The reports of significant money missing from the United States government over the years are many, including Kelly Patricia O’Meara’s series for Insight Magazine on money missing from the U.S. government and Donald L. Barlett and James B. Steele’s investigative reporting published in Vanity Fair on monies missing in US operations in the Middle East. For a time, there were so many stories on monies disappearing from the US government that we kept track of them on a part of the Solari website dedicated to stories about money missing from the federal government: Solari: The Missing Money
Kelly O’Meara’s series on the missing money attracted significant attention in 2000 and 2001. Things seemed to be coming to a head on September 10, 2001, when Donald Rumsfeld conceded in a press conference that DOD was missing trillions. However, that fact was not to attract much attention given 9-11 events the following day. Rather, the tragedy was used to justify the loss of financial records at the Pentagon (we are apparently to presume that the Pentagon is incapable of making or keeping backups) and the inability of the Army to produce financial statements in 2001.

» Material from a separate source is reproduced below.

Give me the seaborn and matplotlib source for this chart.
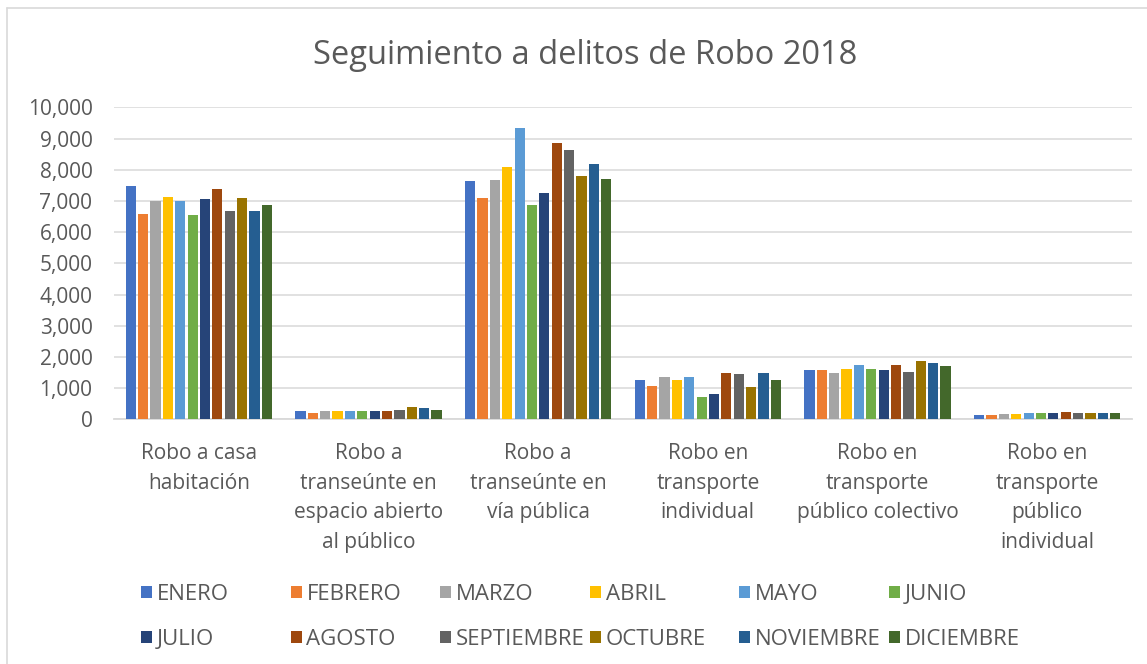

One Tennessee congressman on the House Budget and Defense Appropriations Subcommittee confirmed to me that these billions were missing, but said that he was helpless to do anything about it, despite being a member of the budget committee and defense appropriation subcommittee. (See Letter to Congressman Van Hilleary)
The missing money phenomenon was overwhelmed by the bailouts that began in the second Bush administration and continue through the Federal Reserve today (see QE3- Pay Attention if You Are in the Real Estate Market).
Perhaps, the military-industrial-intelligence complex saw the opportunity to bypass the complexity of using dummy corporations and criminal enterprises to steal trillions covertly in order to fund their black operations and insider perks, and decided to take advantage of the bubble in the mortgage markets where knowledge of the fraudulent securities positions and the derivatives piled on top could be used to blackmail the banksters – resulting in money flowing out the front door through bailouts and the deflection of Fannie Mae’s and Freddie Mac’s liabilities to the taxpayer. Or perhaps that is why the bubble was created in the first place – the military-industrial-intelligence complex needed the cash – and as always, the banking system was there to accommodate (for their cut of course).
I have always said, “crime that pays is crime that stays.” We need restoration of assets that have been stolen, whether by identifying them and reclaiming them or asserting liability of the parties involved and simply claiming ownership to their assets or asserting a common right of offset of any government or taxpayer liabilities to them.
Ultimately, the federal budget is like a milk bucket with a hole in the bottom of the bucket. The folks who milk the cows are tired of hearing that the bucket is empty and there is not enough milk. They do not want to put more milk in the bucket until they understand where the milk has been going and they are persuaded that the hole has been repaired.
Now do you appreciate why the federal government is increasingly interested in deploying drones domestically and promoting gun control as they contemplate the fiscal cliff?